Trwa boom na elektryczne hulajnogi. Już w wakacje ma być ich w Polsce co najmniej 12 tysięcy. Lublin znalazł się na liście miast, w których też pojawią się ekologiczne jednoślady do wypożyczenia – za pomocą aplikacji i na minuty.
Jak na razie w Lublinie można wypożyczać samochody osobowe (Panek), auta dostawcze (CityBee), skutery elektryczne (Blinkee.city) oraz rowery (Nextbike).
Jak się dowiedzieliśmy, firmy Panek oraz Nextbike dopiero sondują rynek e-hulajnóg i czekają na nowe uregulowania prawne. Ale jak informuje „Rzeczpospolita”, wejście w ten segment w Polsce mają natomiast w planach cztery firmy: niemiecki Daimler, estońsko-chiński Taxify, amerykański Bird oraz polski Blinkee.city.
I to właśnie Blinkee.city, znany z usługi wynajmu elektrycznych skuterów, zamierza zaproponować e-hulajnogi na minuty nie tylko w największych aglomeracjach, ale również mniejszych ośrodkach – m.in. w Lublinie.
– Wypożyczalnie hulajnóg to świetny pomysł. Raz, że odblokowuje miasto, a dwa, że pomaga zmniejszyć poziom zanieczyszczeń powietrza. Pojawia się jednak kwestia bezpieczeństwa, bo taka hulajnoga może jechać nawet do 25 km na godzinę. Ważne są również umiejętności użytkowników oraz problem porzuconych pojazdów – przyznaje Michał Wolny z lubelskiego Porozumienia Rowerowego.
>>> Lublin: W której dzielnicy mieszka się najlepiej, a w której najgorzej? Wyniki badań
Problem porzuceń hulajnóg bierze się stąd, że są one aktywowane za pomocą aplikacji w smartfonie, a po skończonej jeździe w ten sam sposób blokowane. Jedyny dziś operator na polskim rynku – kalifornijska firma Lime – nie stworzyła dla nich stacji dokujących, tak, jak wygląda to w przypadku rowerów miejskich.
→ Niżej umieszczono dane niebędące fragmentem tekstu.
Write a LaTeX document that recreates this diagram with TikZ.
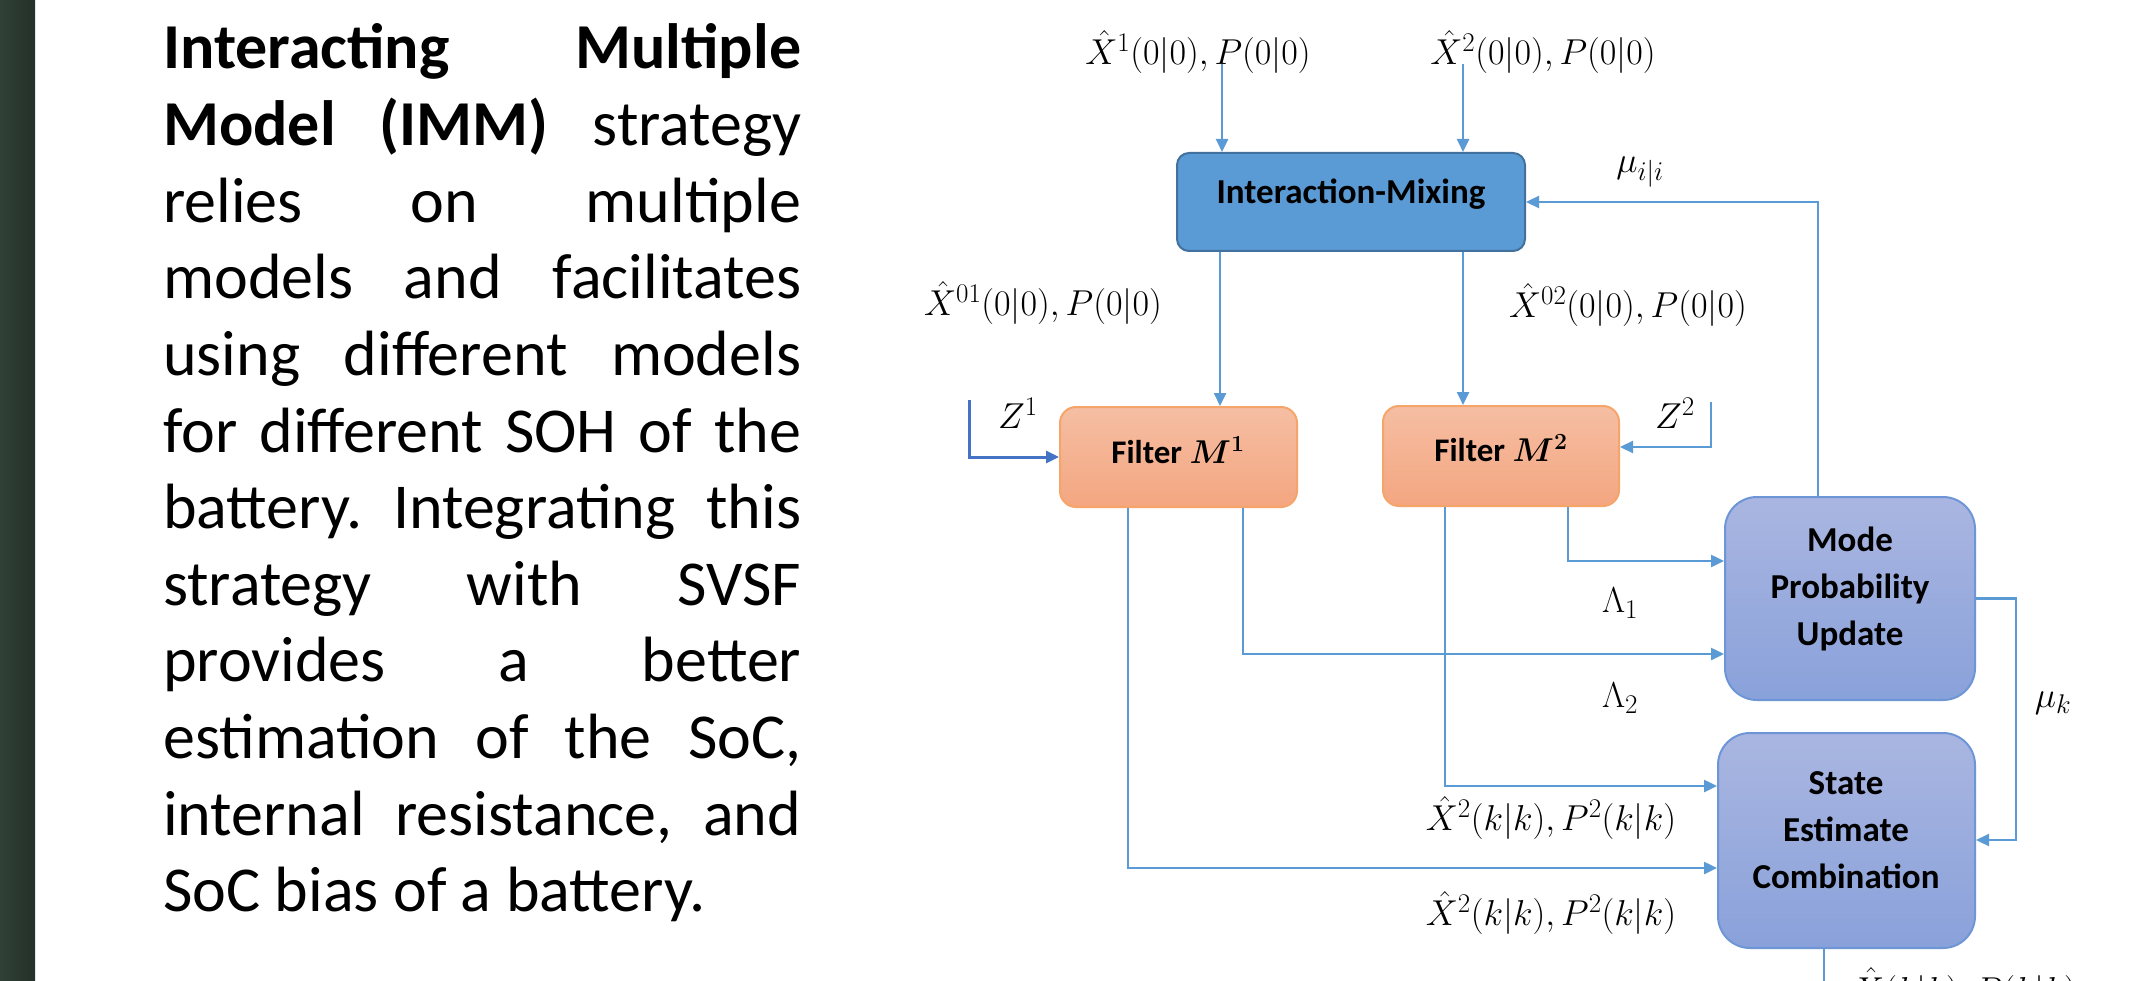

Aktualnie Lime oferuje około 3 tys. elektrycznych hulajnóg, z których korzysta ponad 100 tys. unikalnych użytkowników, m.in. we Wrocławiu, Warszawie oraz Poznaniu. Jak przekazał nam Marek Łusiak, szef firmy w Europie Środkowej i Wschodniej, planuje ona uruchomić wypożyczalnie także w kolejnych miastach w Polsce.
Walkę z niewłaściwym parkowaniem podjął Zarząd Dróg Miejskich w Warszawie, który usunął już około 200 porzuconych jednośladów z chodników. Może tak robić, jeśli Lime ich nie uprzątnie oraz jeśli będą stanowiły zagrożenie dla pieszych.
Podobny problem ma również Poznań. – Faktycznie, mamy sygnały, że użytkownicy hulajnóg pozostawiają je np. na środku chodnika. Mamy już zaplanowane spotkanie z przedstawicielami firmy Lime – mówi Agata Kaniewska z Zarządu Dróg Miejskich w Poznaniu. Z kolei we Wrocławiu ratusz ma uruchomić kampanię informacyjną dla mieszkańców.